You can also use RAIDZ2 which is double parity protection so 2 disks can fail in a RAID group. However RAIDZ2 is not available in S10 yet only in Solaris Express. You can also create many smaller RAIDZ groups in one bigger ZFS pool or use RAID-10.
When it comes to backup disk->disk – then see ‘zfs send’ and ‘zfs recv’ in manual for zfs.
For more documentation see http://opensolaris.org/os/community/zfs/
Who gives a hoot about ZFS new features if it can’t boot on a Mac Book Pro ??
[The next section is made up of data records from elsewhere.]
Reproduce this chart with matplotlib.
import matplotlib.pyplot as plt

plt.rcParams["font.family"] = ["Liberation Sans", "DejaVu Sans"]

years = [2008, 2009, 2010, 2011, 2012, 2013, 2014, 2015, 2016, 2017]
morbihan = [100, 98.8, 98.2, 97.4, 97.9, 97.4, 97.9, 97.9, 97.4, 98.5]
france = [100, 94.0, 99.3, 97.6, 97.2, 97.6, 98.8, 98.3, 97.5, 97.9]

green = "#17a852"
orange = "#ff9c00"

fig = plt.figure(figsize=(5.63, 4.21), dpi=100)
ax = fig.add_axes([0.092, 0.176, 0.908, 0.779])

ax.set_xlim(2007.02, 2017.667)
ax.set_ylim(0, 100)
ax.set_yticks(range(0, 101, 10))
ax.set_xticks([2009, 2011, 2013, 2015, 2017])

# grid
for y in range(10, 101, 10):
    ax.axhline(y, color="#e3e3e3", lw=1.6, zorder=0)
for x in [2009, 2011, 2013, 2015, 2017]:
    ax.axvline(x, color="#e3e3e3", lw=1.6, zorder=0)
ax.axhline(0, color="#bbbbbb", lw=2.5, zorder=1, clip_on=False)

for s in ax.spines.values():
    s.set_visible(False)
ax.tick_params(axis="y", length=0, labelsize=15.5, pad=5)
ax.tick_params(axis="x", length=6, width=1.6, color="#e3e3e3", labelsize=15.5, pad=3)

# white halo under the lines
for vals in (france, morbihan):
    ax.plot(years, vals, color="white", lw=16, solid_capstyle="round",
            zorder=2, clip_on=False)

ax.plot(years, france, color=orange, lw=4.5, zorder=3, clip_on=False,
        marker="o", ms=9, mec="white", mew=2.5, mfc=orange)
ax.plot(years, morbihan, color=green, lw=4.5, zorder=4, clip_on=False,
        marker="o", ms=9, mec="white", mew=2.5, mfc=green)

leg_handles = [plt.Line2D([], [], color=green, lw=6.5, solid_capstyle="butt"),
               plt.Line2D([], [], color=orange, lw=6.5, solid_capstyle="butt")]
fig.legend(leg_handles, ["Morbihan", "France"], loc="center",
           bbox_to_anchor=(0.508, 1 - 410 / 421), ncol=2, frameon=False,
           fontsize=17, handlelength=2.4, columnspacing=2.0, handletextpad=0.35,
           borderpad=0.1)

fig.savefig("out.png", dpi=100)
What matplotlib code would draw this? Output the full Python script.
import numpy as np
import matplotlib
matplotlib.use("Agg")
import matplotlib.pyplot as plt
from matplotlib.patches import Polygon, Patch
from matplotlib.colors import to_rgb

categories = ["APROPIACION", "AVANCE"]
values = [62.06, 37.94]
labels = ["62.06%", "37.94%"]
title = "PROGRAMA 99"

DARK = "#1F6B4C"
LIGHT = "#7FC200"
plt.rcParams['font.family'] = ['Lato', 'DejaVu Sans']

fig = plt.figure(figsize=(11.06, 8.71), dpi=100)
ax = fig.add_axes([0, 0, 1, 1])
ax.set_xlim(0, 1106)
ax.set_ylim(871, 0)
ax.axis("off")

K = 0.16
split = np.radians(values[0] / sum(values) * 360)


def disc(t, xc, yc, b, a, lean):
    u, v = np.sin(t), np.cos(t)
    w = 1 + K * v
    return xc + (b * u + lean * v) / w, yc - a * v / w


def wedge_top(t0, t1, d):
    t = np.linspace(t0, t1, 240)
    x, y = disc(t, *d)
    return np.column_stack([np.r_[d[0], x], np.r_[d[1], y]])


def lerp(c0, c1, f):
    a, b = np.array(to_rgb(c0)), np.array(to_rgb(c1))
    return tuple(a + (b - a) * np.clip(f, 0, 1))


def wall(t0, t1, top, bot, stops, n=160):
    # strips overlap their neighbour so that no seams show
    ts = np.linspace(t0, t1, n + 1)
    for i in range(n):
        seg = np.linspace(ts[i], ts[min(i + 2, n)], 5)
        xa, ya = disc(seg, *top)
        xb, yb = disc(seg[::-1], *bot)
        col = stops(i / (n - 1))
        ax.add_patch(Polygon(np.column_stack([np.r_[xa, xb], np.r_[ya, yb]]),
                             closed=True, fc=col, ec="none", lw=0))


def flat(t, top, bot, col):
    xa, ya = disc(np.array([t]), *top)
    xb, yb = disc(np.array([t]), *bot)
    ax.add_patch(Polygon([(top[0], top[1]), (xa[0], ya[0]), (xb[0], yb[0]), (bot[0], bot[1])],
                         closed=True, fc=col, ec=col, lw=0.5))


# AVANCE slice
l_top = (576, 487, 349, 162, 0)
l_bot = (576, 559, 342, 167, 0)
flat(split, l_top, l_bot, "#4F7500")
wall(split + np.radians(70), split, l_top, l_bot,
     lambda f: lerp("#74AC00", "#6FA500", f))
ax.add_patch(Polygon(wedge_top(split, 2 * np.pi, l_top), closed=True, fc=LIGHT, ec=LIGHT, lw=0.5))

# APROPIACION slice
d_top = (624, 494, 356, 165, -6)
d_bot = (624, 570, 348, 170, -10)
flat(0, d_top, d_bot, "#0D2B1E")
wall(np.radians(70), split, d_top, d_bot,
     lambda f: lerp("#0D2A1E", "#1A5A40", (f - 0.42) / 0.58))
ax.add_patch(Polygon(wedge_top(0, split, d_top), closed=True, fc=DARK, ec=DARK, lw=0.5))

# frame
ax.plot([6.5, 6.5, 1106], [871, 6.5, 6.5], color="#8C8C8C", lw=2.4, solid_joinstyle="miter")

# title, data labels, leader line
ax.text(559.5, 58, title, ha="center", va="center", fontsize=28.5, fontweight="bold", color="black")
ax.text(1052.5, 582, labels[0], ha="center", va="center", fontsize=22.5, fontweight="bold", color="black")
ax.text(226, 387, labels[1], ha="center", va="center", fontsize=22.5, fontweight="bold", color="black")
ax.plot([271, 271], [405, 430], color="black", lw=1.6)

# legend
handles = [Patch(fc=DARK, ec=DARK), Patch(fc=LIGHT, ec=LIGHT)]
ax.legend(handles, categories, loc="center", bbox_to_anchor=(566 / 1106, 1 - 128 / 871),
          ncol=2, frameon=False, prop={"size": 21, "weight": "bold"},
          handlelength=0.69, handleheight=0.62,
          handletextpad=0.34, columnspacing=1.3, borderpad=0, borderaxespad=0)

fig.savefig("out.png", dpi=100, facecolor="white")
One thing that I cannot see is whether ZFS has a capability similar to Microsoft’s VSS, where snapshots are application aware when applications are notified when a snap is desired and tell the infrastructre that they are able to be snapped in a consistent state. Database and application aware snapshots are more critical that being crash consistent, which is what most snapshots support.